═════ Data block ═════
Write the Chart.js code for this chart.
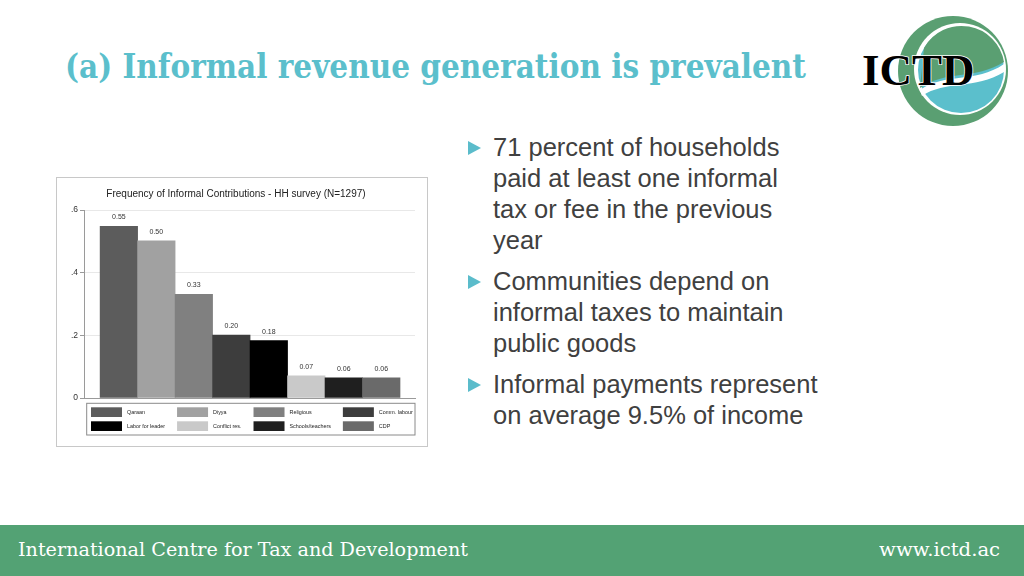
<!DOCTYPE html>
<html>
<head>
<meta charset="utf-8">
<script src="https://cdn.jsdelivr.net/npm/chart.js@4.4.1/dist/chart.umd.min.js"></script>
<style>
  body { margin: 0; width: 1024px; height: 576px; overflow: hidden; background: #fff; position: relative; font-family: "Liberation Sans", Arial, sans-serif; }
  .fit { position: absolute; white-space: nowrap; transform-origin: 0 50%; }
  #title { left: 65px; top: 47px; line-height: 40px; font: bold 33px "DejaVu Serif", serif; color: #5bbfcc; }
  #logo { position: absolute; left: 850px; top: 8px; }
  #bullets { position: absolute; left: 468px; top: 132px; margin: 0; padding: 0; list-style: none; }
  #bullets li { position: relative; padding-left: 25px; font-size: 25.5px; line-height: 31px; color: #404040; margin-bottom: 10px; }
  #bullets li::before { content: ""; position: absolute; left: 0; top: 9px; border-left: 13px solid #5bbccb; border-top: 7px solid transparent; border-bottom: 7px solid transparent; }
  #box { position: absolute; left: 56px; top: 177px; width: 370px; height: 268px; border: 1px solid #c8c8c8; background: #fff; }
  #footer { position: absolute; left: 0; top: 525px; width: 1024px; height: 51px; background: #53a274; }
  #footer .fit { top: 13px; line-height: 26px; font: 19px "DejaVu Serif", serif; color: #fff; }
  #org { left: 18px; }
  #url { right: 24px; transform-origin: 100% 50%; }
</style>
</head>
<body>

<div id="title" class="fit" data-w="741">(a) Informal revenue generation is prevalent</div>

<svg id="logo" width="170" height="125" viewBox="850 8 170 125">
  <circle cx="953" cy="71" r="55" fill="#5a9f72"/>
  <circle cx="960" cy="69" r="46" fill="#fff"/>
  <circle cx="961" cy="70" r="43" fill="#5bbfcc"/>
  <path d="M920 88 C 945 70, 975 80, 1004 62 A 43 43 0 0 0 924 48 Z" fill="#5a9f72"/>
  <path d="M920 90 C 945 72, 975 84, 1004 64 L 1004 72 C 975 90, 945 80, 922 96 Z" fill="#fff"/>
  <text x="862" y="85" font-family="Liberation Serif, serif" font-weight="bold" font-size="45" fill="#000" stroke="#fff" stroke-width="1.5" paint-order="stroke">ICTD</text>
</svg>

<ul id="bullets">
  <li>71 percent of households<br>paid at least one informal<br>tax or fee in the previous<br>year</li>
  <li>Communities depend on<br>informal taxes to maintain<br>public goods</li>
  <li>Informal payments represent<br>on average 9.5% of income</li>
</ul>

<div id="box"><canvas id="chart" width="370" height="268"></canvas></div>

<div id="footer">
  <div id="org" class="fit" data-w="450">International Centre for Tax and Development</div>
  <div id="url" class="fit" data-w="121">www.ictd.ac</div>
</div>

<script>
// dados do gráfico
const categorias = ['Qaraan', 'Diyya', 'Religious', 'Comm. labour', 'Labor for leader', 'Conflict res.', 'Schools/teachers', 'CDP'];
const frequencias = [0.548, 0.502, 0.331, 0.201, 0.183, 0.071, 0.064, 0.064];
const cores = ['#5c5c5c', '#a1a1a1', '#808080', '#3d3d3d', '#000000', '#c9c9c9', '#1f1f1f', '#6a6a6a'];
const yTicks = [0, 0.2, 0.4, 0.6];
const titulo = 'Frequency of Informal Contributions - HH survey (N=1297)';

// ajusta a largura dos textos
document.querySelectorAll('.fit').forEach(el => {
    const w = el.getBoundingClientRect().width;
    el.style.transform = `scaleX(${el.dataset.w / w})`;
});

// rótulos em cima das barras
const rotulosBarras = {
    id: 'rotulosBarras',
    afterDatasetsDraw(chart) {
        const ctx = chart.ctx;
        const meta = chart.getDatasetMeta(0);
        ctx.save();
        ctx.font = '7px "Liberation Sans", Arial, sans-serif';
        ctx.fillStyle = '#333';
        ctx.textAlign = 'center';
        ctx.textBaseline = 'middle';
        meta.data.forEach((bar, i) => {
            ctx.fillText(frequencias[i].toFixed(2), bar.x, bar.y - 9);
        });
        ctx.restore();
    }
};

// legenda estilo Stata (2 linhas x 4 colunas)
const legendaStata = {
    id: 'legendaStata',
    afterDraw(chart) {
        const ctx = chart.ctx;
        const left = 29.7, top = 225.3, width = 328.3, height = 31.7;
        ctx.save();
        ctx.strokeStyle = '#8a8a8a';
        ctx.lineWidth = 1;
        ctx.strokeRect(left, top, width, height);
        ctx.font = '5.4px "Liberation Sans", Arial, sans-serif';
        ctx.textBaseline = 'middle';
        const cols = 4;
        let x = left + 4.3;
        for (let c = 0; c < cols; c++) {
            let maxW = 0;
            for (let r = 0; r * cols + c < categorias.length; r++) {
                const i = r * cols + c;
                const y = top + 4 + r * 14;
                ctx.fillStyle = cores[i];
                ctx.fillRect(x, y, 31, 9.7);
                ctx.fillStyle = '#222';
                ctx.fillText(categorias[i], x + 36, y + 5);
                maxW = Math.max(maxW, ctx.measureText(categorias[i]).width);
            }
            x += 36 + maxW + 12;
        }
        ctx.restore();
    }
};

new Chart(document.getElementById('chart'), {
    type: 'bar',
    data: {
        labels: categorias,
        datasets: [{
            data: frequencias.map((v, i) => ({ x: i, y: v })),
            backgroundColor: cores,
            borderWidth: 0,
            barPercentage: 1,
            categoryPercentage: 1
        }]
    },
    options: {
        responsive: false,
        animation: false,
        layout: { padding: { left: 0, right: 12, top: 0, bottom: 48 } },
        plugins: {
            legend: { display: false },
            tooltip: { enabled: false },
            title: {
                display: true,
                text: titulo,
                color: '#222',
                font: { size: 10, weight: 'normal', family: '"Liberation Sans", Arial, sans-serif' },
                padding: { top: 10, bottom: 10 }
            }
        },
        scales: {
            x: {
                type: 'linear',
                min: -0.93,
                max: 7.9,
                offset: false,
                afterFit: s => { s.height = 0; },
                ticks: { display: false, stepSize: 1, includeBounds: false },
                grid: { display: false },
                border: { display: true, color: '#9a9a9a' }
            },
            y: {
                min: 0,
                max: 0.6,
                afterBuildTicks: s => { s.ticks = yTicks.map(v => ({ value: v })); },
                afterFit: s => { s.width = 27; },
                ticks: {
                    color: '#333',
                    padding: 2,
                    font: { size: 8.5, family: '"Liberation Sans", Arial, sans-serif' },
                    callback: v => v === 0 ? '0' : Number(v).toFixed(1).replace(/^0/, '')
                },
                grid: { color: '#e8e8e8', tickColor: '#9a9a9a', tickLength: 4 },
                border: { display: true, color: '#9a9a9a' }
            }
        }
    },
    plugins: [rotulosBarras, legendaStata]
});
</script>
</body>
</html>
═════
• Short task
Pick out every line with the string "chart" and copy it.

• Solution for this task
Write the Chart.js code for this chart.
<script src="https://cdn.jsdelivr.net/npm/chart.js@4.4.1/dist/chart.umd.min.js"></script>
<div id="box"><canvas id="chart" width="370" height="268"></canvas></div>
    afterDatasetsDraw(chart) {
        const ctx = chart.ctx;
        const meta = chart.getDatasetMeta(0);
    afterDraw(chart) {
        const ctx = chart.ctx;
new Chart(document.getElementById('chart'), {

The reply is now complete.